**Task requirements**: Your task is to give the listing below back word for word, pictures excluded.

**Recorded information**:

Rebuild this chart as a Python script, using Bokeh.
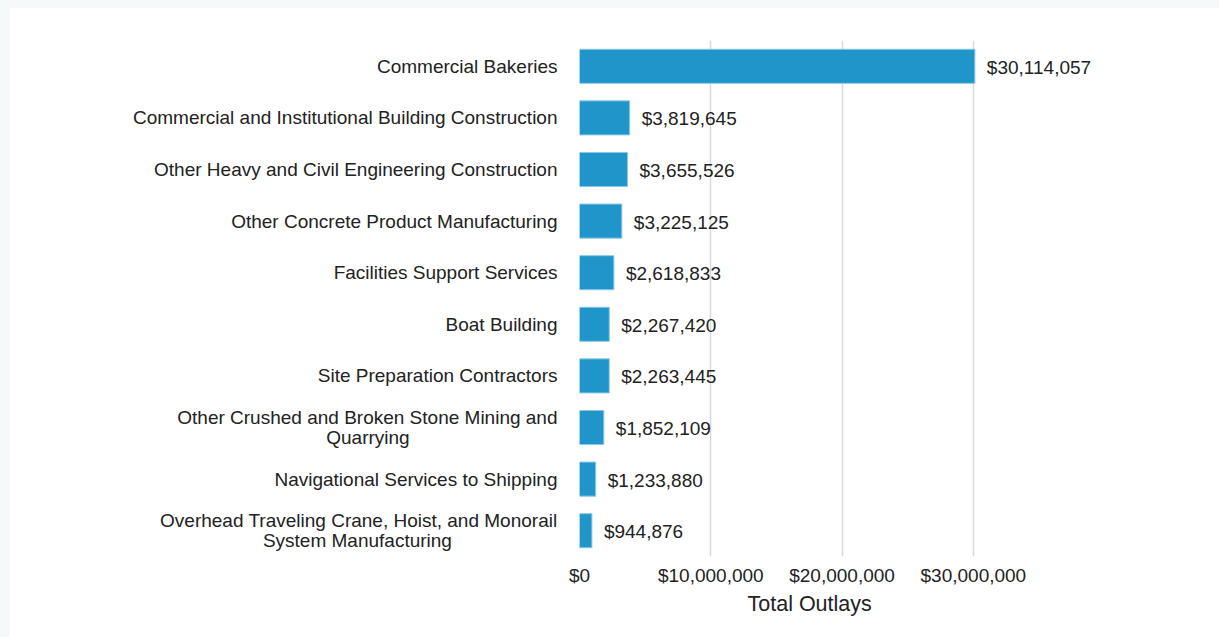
from bokeh.plotting import figure
from bokeh.models import ColumnDataSource, FactorRange, Range1d, FixedTicker, CustomJSTickFormatter, LabelSet, Title
from bokeh.core.properties import value
from bokeh.embed import file_html
from bokeh.resources import INLINE

categories = [
    "Commercial Bakeries",
    "Commercial and Institutional Building Construction",
    "Other Heavy and Civil Engineering Construction",
    "Other Concrete Product Manufacturing",
    "Facilities Support Services",
    "Boat Building",
    "Site Preparation Contractors",
    "Other Crushed and Broken Stone Mining and\nQuarrying",
    "Navigational Services to Shipping",
    "Overhead Traveling Crane, Hoist, and Monorail\nSystem Manufacturing",
]
outlays = [30114057, 3819645, 3655526, 3225125, 2618833, 2267420, 2263445, 1852109, 1233880, 944876]
x_ticks = [0, 10000000, 20000000, 30000000]
x_title = "Total Outlays"

labels = ["${:,}".format(v) for v in outlays]
src = ColumnDataSource(dict(cat=categories, val=outlays, lab=labels))

FONT = "Liberation Sans"
TXT = "#222222"
# visual centring of the second line of wrapped category labels (padding counts)
second_line_pad = {categories[7]: 28, categories[9]: 20}

p = figure(
    width=1210, height=630,
    y_range=FactorRange(factors=list(reversed(categories)), range_padding=0),
    x_range=Range1d(0, 47300000),
    output_backend="svg", toolbar_location=None,
    min_border_left=570, min_border_right=19, min_border_top=33, min_border_bottom=81,
)
p.outline_line_color = None
p.background_fill_color = "white"
p.border_fill_color = "white"

p.hbar(y="cat", right="val", left=0, height=0.66, source=src,
       fill_color="#1F95C9", line_color="#8CC8E6", line_width=1)

ls = LabelSet(x="val", y="cat", text="lab", source=src, x_offset=12, y_offset=-1,
              text_font=value(FONT), text_font_size="19px", text_color=TXT,
              text_baseline="middle", text_align="left")
p.add_layout(ls)

p.xaxis.ticker = FixedTicker(ticks=x_ticks)
p.xaxis.formatter = CustomJSTickFormatter(code="return '$' + tick.toLocaleString('en-US');")
p.xaxis.major_label_standoff = 2

for ax in (p.xaxis, p.yaxis):
    ax.axis_line_color = None
    ax.major_tick_line_color = None
    ax.minor_tick_line_color = None
    ax.major_label_text_font = FONT
    ax.major_label_text_font_size = "19px"
    ax.major_label_text_color = TXT

p.yaxis.major_label_standoff = 16
p.yaxis.major_label_text_line_height = 0.95
p.yaxis.formatter = CustomJSTickFormatter(args=dict(pad=second_line_pad), code="""
const n = pad.get ? pad.get(tick) : pad[tick];
if (n) {
  const parts = String(tick).split('\\n');
  return parts[0] + '\\n' + parts[1] + '\\u00a0'.repeat(n) + '\\u200b';
}
return String(tick);
""")

t = Title(text=x_title, align="left", offset=168, text_font=FONT, text_font_size="21.5px",
          text_font_style="normal", text_color=TXT, standoff=2)
p.add_layout(t, "below")

p.xgrid.grid_line_color = "#D9D9D9"
p.xgrid.grid_line_width = 1.5
p.xgrid.bounds = (0, 30000000)
p.ygrid.grid_line_color = None

html = file_html(p, INLINE)
style = ("<style>html,body{margin:0 !important;background:#F5F9FA !important;}"
         "body{padding:7px 0 0 9px !important;}</style>")
html = html.replace("</head>", style + "</head>", 1)
open("out.html", "w").write(html)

**Completed task**:
Rebuild this chart as a Python script, using Bokeh.
from bokeh.plotting import figure
from bokeh.models import ColumnDataSource, FactorRange, Range1d, FixedTicker, CustomJSTickFormatter, LabelSet, Title
from bokeh.core.properties import value
from bokeh.embed import file_html
from bokeh.resources import INLINE

categories = [
    "Commercial Bakeries",
    "Commercial and Institutional Building Construction",
    "Other Heavy and Civil Engineering Construction",
    "Other Concrete Product Manufacturing",
    "Facilities Support Services",
    "Boat Building",
    "Site Preparation Contractors",
    "Other Crushed and Broken Stone Mining and\nQuarrying",
    "Navigational Services to Shipping",
    "Overhead Traveling Crane, Hoist, and Monorail\nSystem Manufacturing",
]
outlays = [30114057, 3819645, 3655526, 3225125, 2618833, 2267420, 2263445, 1852109, 1233880, 944876]
x_ticks = [0, 10000000, 20000000, 30000000]
x_title = "Total Outlays"

labels = ["${:,}".format(v) for v in outlays]
src = ColumnDataSource(dict(cat=categories, val=outlays, lab=labels))

FONT = "Liberation Sans"
TXT = "#222222"
# visual centring of the second line of wrapped category labels (padding counts)
second_line_pad = {categories[7]: 28, categories[9]: 20}

p = figure(
    width=1210, height=630,
    y_range=FactorRange(factors=list(reversed(categories)), range_padding=0),
    x_range=Range1d(0, 47300000),
    output_backend="svg", toolbar_location=None,
    min_border_left=570, min_border_right=19, min_border_top=33, min_border_bottom=81,
)
p.outline_line_color = None
p.background_fill_color = "white"
p.border_fill_color = "white"

p.hbar(y="cat", right="val", left=0, height=0.66, source=src,
       fill_color="#1F95C9", line_color="#8CC8E6", line_width=1)

ls = LabelSet(x="val", y="cat", text="lab", source=src, x_offset=12, y_offset=-1,
              text_font=value(FONT), text_font_size="19px", text_color=TXT,
              text_baseline="middle", text_align="left")
p.add_layout(ls)

p.xaxis.ticker = FixedTicker(ticks=x_ticks)
p.xaxis.formatter = CustomJSTickFormatter(code="return '$' + tick.toLocaleString('en-US');")
p.xaxis.major_label_standoff = 2

for ax in (p.xaxis, p.yaxis):
    ax.axis_line_color = None
    ax.major_tick_line_color = None
    ax.minor_tick_line_color = None
    ax.major_label_text_font = FONT
    ax.major_label_text_font_size = "19px"
    ax.major_label_text_color = TXT

p.yaxis.major_label_standoff = 16
p.yaxis.major_label_text_line_height = 0.95
p.yaxis.formatter = CustomJSTickFormatter(args=dict(pad=second_line_pad), code="""
const n = pad.get ? pad.get(tick) : pad[tick];
if (n) {
  const parts = String(tick).split('\\n');
  return parts[0] + '\\n' + parts[1] + '\\u00a0'.repeat(n) + '\\u200b';
}
return String(tick);
""")

t = Title(text=x_title, align="left", offset=168, text_font=FONT, text_font_size="21.5px",
          text_font_style="normal", text_color=TXT, standoff=2)
p.add_layout(t, "below")

p.xgrid.grid_line_color = "#D9D9D9"
p.xgrid.grid_line_width = 1.5
p.xgrid.bounds = (0, 30000000)
p.ygrid.grid_line_color = None

html = file_html(p, INLINE)
style = ("<style>html,body{margin:0 !important;background:#F5F9FA !important;}"
         "body{padding:7px 0 0 9px !important;}</style>")
html = html.replace("</head>", style + "</head>", 1)
open("out.html", "w").write(html)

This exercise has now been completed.